Understanding Structure from Motion (SFM) in Computer Vision

SFM stands for "Structure from Motion". It is a computer vision technique used to reconstruct 3D scenes from 2D image sequences. The basic idea behind SFM is to use the motion of objects in a scene to estimate the 3D structure of the scene.

In SFM, multiple images of the same scene are taken from different viewpoints. By analyzing these images, the algorithm can determine the 3D positions of the objects in the scene and create a 3D point cloud representation of the scene. This can be used for a wide range of applications, such as robotics, augmented reality, and virtual reality.

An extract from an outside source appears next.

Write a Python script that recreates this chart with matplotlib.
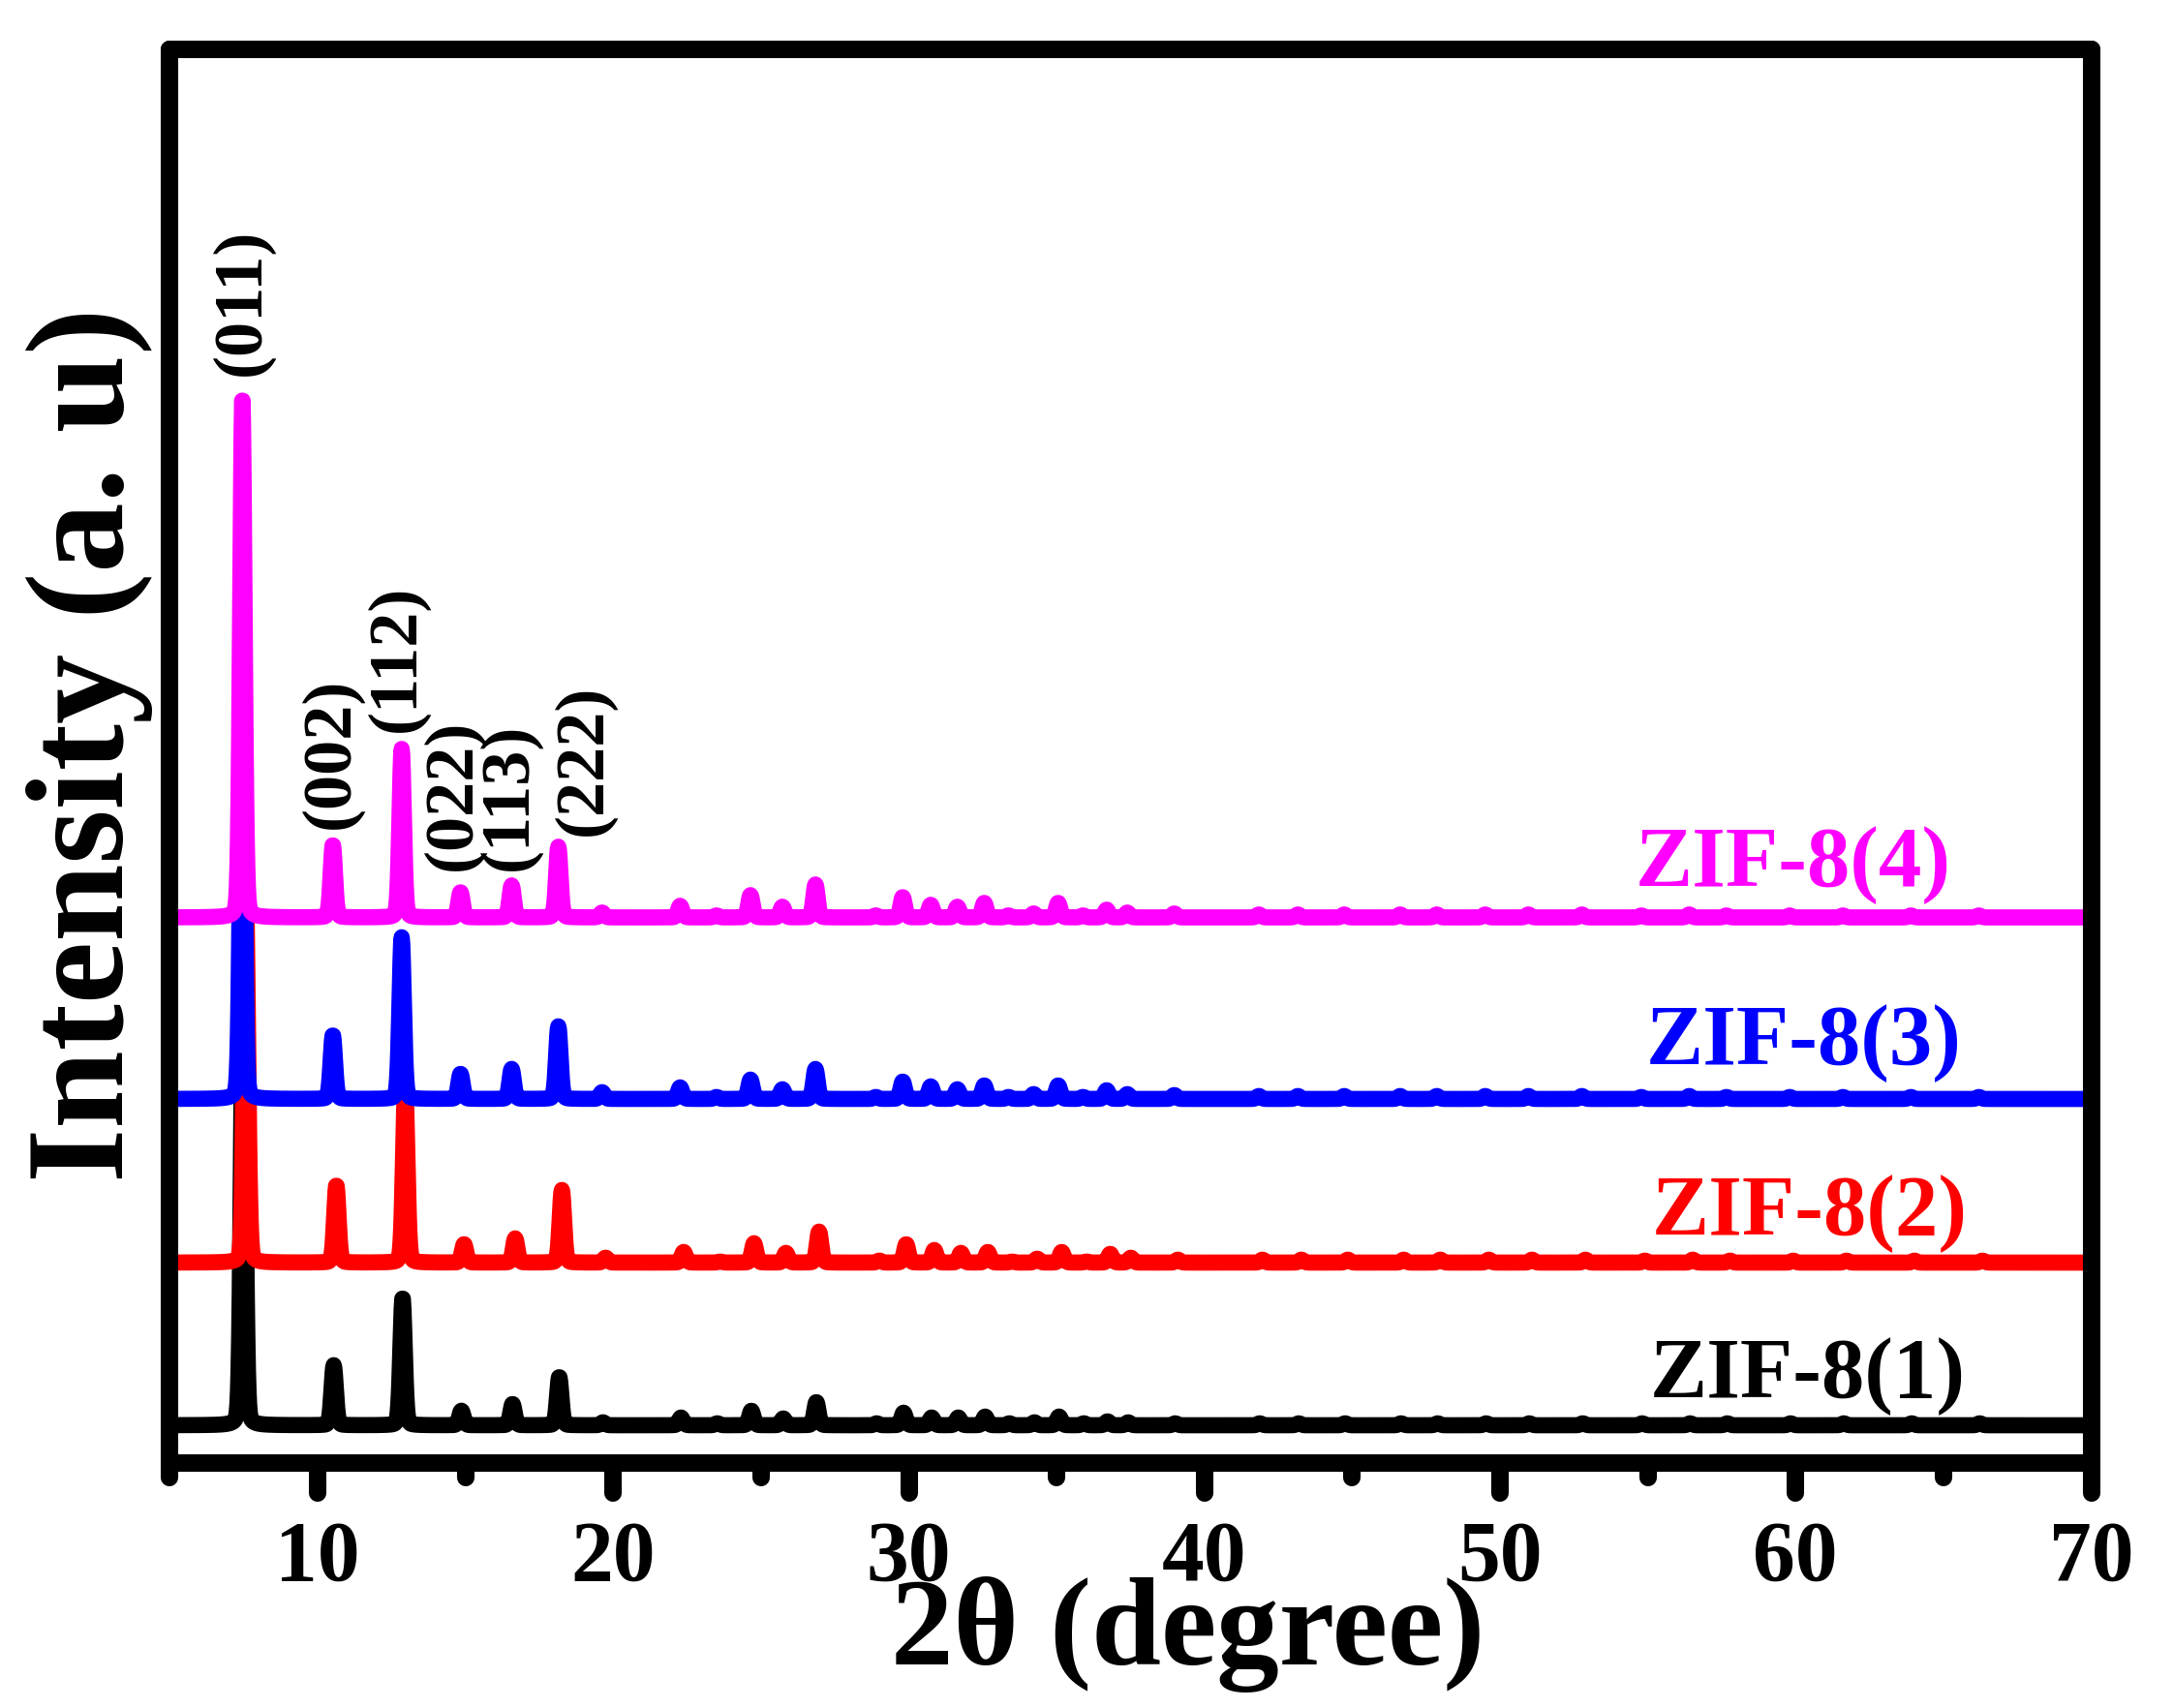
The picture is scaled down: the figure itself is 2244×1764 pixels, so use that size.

The main steps of an SFM pipeline typically include:

1. Image collection: Capturing multiple images of the scene from different viewpoints.
2. Feature extraction: Identifying and extracting features (such as corners or edges) from each image.
3. Matching: Matching features between images to determine the relative pose (position and orientation) of each image.
4. Reconstruction: Using the matched features to triangulate the 3D points in the scene and create a 3D point cloud representation.
5. Refining: Refining the reconstruction by iteratively improving the pose estimates and adjusting the 3D point cloud.

There are many software libraries and tools available for performing SFM, including OpenCV, COLMAP, and MeshLab. These libraries provide pre-built functions and classes that make it easy to perform SFM on your own images.